→ **Information supplied**
════════════════════

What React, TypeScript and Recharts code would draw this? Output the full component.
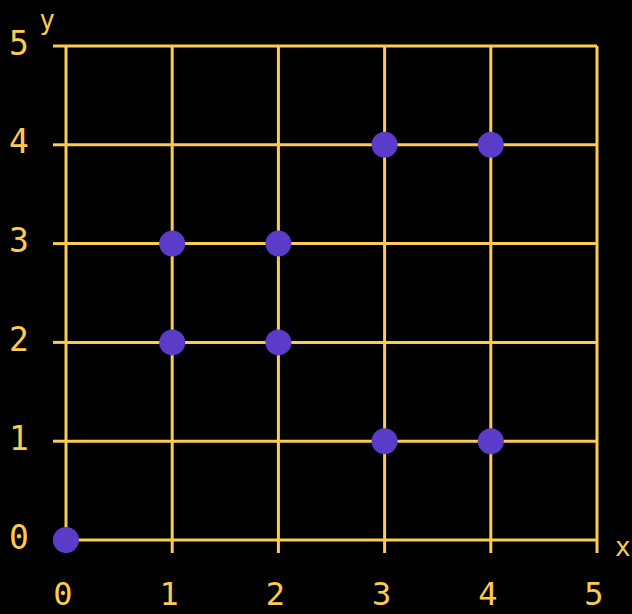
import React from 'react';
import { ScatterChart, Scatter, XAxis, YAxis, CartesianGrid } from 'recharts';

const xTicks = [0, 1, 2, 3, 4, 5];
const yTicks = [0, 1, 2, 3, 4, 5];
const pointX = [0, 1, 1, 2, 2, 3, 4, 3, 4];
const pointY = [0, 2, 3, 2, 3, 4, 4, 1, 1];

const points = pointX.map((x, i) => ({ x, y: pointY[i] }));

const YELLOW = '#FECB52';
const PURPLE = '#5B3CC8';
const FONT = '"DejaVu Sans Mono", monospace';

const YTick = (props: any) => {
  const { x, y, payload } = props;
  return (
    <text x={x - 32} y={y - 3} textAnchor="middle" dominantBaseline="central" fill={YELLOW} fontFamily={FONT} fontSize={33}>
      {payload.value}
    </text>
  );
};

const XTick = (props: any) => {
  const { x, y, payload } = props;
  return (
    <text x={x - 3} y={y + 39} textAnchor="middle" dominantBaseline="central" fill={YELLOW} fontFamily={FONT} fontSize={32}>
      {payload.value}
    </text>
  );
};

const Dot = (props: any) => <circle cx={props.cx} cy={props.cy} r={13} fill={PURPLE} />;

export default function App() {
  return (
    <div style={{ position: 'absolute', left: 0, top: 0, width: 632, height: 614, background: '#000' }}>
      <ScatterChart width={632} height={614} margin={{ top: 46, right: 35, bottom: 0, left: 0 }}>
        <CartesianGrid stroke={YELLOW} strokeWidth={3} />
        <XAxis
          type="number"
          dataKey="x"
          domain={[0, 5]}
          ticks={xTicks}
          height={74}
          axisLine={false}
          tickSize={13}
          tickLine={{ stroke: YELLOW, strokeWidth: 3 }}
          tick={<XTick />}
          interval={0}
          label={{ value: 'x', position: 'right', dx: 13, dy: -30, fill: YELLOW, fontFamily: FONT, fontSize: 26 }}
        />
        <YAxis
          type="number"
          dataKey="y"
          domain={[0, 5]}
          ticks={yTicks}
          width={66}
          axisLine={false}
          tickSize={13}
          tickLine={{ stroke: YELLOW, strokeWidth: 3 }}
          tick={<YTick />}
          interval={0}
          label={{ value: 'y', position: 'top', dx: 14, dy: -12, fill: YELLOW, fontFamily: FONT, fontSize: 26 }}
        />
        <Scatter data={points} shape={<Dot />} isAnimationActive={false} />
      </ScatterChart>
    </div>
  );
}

════════════════════

→ **Directions**
State how many lines of the listing above hold the word "React", with nothing but the number.

→ **The result**
2